The day of parade-related events begins with a Mass at St. Leo the Great Church at 9:30 a.m., followed by a wreath-laying ceremony at 10:45.
This is the second year that the Columbus Day Parade has featured a 50-50 raffle, which according to Martin can be quite lucrative for the winner.
“$10,300 was the winning amount last year,” he said.
Tickets for the raffle cost $20, and can be purchased via email from Martin: firstname.lastname@example.org. Proceeds go to next year’s parade.
The Columbus Day Parade celebrates Italian heritage, but that’s not the only group represented.
“In the last several years, we’ve gotten the Latino Community involved,” said Martin. “We encourage everybody to come out.”
The parade features antique cars, drum majors from school groups, and groups from Italian organizations. There is also flatbed truck covered with grapes that are stomped while Italian music plays. The U.S. Naval Academy Band also plays on another truck.
“It’s an amazing band,” said Martin.
The Baltimore Police will have officers riding horses in the parade, and the Knights of Columbus will be represented as well.
Last year, an antique fire truck was shipped over from Genoa, Italy, along with 40 Italian firefighters, to add to the procession’s allure.
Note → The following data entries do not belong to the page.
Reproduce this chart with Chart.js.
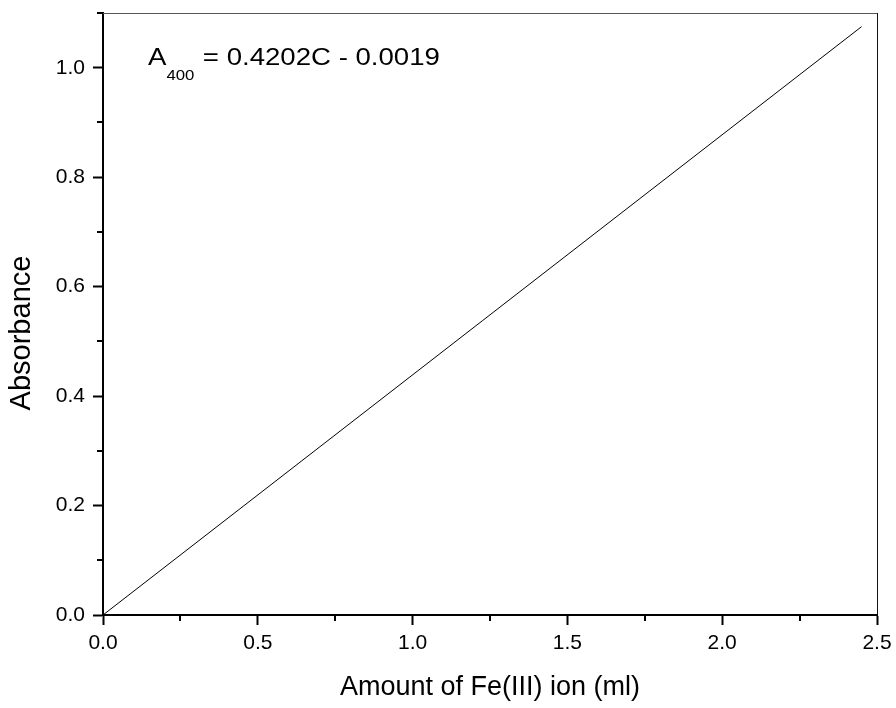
<!DOCTYPE html>
<html>
<head>
<meta charset="utf-8">
<script src="https://cdn.jsdelivr.net/npm/chart.js@4/dist/chart.umd.min.js"></script>
<style>
  html, body { margin: 0; padding: 0; background: #fff; }
  #wrap { width: 896px; height: 708px; }
</style>
</head>
<body>
<div id="wrap"><canvas id="c" width="896" height="708"></canvas></div>
<script>
// ---- data ----
const xValues = [0, 2.45];          // Amount of Fe(III) ion (ml)
const yValues = [0, 1.075];         // Absorbance
const xTicks = [0, 0.5, 1.0, 1.5, 2.0, 2.5];
const yTicks = [0, 0.2, 0.4, 0.6, 0.8, 1.0];
const xMinorTicks = [0.25, 0.75, 1.25, 1.75, 2.25];
const yMinorTicks = [0.1, 0.3, 0.5, 0.7, 0.9, 1.1];
const xTitle = 'Amount of Fe(III) ion (ml)';
const yTitle = 'Absorbance';
const eqMain = 'A';
const eqSub = '400';
const eqRest = '= 0.4202C - 0.0019';

const FONT = '"Liberation Sans", Arial, Helvetica, sans-serif';

const points = xValues.map((x, i) => ({ x: x, y: yValues[i] }));

const framePlugin = {
  id: 'frame',
  afterDraw(chart) {
    const ctx = chart.ctx;
    const a = chart.chartArea;
    const xs = chart.scales.x, ys = chart.scales.y;
    ctx.save();
    // top & right thin border
    ctx.lineWidth = 1;
    ctx.strokeStyle = '#555';
    ctx.beginPath();
    ctx.moveTo(a.left, a.top + 0.5);
    ctx.lineTo(a.right, a.top + 0.5);
    ctx.stroke();
    ctx.strokeStyle = '#111';
    ctx.beginPath();
    ctx.moveTo(a.right + 0.5, a.top);
    ctx.lineTo(a.right + 0.5, a.bottom);
    ctx.stroke();
    // minor ticks
    ctx.strokeStyle = '#000';
    ctx.lineWidth = 2;
    ctx.beginPath();
    xMinorTicks.forEach(v => {
      const px = Math.round(xs.getPixelForValue(v));
      ctx.moveTo(px, a.bottom);
      ctx.lineTo(px, a.bottom + 6);
    });
    yMinorTicks.forEach(v => {
      const py = Math.round(ys.getPixelForValue(v));
      ctx.moveTo(a.left, py);
      ctx.lineTo(a.left - 6, py);
    });
    ctx.stroke();
    // y title
    ctx.fillStyle = '#000';
    ctx.font = '29px ' + FONT;
    ctx.textAlign = 'center';
    ctx.textBaseline = 'middle';
    ctx.translate(22, 333);
    ctx.rotate(-Math.PI / 2);
    ctx.fillText(yTitle, 0, 0);
    ctx.restore();
    // equation annotation
    ctx.save();
    ctx.fillStyle = '#000';
    ctx.textBaseline = 'alphabetic';
    ctx.textAlign = 'left';
    ctx.translate(148, 65);
    ctx.scale(1.2, 1);
    ctx.font = '23px ' + FONT;
    ctx.fillText(eqMain, 0, 0);
    let w = ctx.measureText(eqMain).width;
    ctx.font = '14px ' + FONT;
    ctx.fillText(eqSub, w, 15);
    w += ctx.measureText(eqSub).width + 7;
    ctx.font = '23px ' + FONT;
    ctx.fillText(eqRest, w, 0);
    ctx.restore();
  }
};

new Chart(document.getElementById('c'), {
  type: 'scatter',
  data: {
    datasets: [{
      data: points,
      showLine: true,
      borderColor: '#000',
      borderWidth: 1,
      pointRadius: 0,
      fill: false,
      tension: 0
    }]
  },
  options: {
    responsive: false,
    animation: false,
    events: [],
    layout: { padding: { left: 0, top: 13, right: 19, bottom: 0 } },
    plugins: { legend: { display: false }, tooltip: { enabled: false } },
    scales: {
      x: {
        type: 'linear',
        min: 0, max: 2.5,
        afterBuildTicks: s => { s.ticks = xTicks.map(v => ({ value: v })); },
        afterFit: s => { s.height = 93; s.paddingLeft = 0; s.paddingRight = 0; },
        border: { display: true, color: '#000', width: 2 },
        grid: { drawOnChartArea: false, drawTicks: true, tickLength: 10, tickWidth: 2, tickColor: '#000' },
        ticks: {
          color: '#000', padding: 6,
          font: { family: FONT, size: 21 },
          callback: v => Number(v).toFixed(1)
        },
        title: {
          display: true, text: xTitle, color: '#000',
          font: { family: FONT, size: 27 },
          padding: { top: 4, bottom: 4 }
        }
      },
      y: {
        type: 'linear',
        min: 0, max: 1.1,
        afterBuildTicks: s => { s.ticks = yTicks.map(v => ({ value: v })); },
        afterFit: s => { s.width = 103; s.paddingTop = 0; s.paddingBottom = 0; },
        border: { display: true, color: '#000', width: 2 },
        grid: { drawOnChartArea: false, drawTicks: true, tickLength: 10, tickWidth: 2, tickColor: '#000' },
        ticks: {
          color: '#000', padding: 8,
          font: { family: FONT, size: 21 },
          callback: v => Number(v).toFixed(1)
        },
        title: { display: false }
      }
    }
  },
  plugins: [framePlugin]
});
</script>
</body>
</html>
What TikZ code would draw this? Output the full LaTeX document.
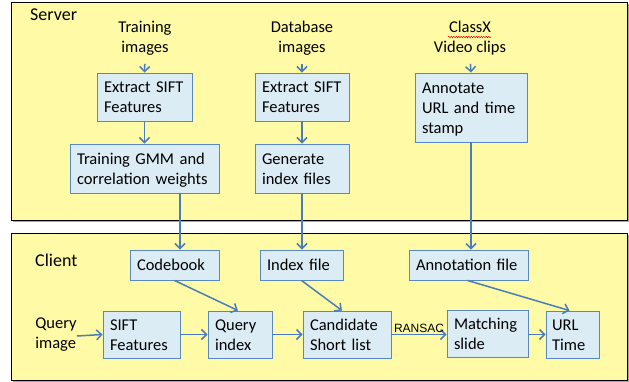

In previous years, Italian policemen and Italian boxers who competed in the Olympics marched in the parade.
“We try to do something new and creative every year,” said Alfredo Massa, chairman of the parade.
This year is no exception. The mayor of the Italian city of Montesarchio, located in the province of Benevento, will be marching.
“This is the first time that a mayor from Italy has been in a parade in the United States,” said Massa.
Organizing the parade is largely a volunteer effort. Columbus Celebrations has meetings periodically throughout the year, and many of the Italian Organizations—the Sons of Italy, for example—are represented.
“We encourage people of all groups to come to our meetings,” said Martin.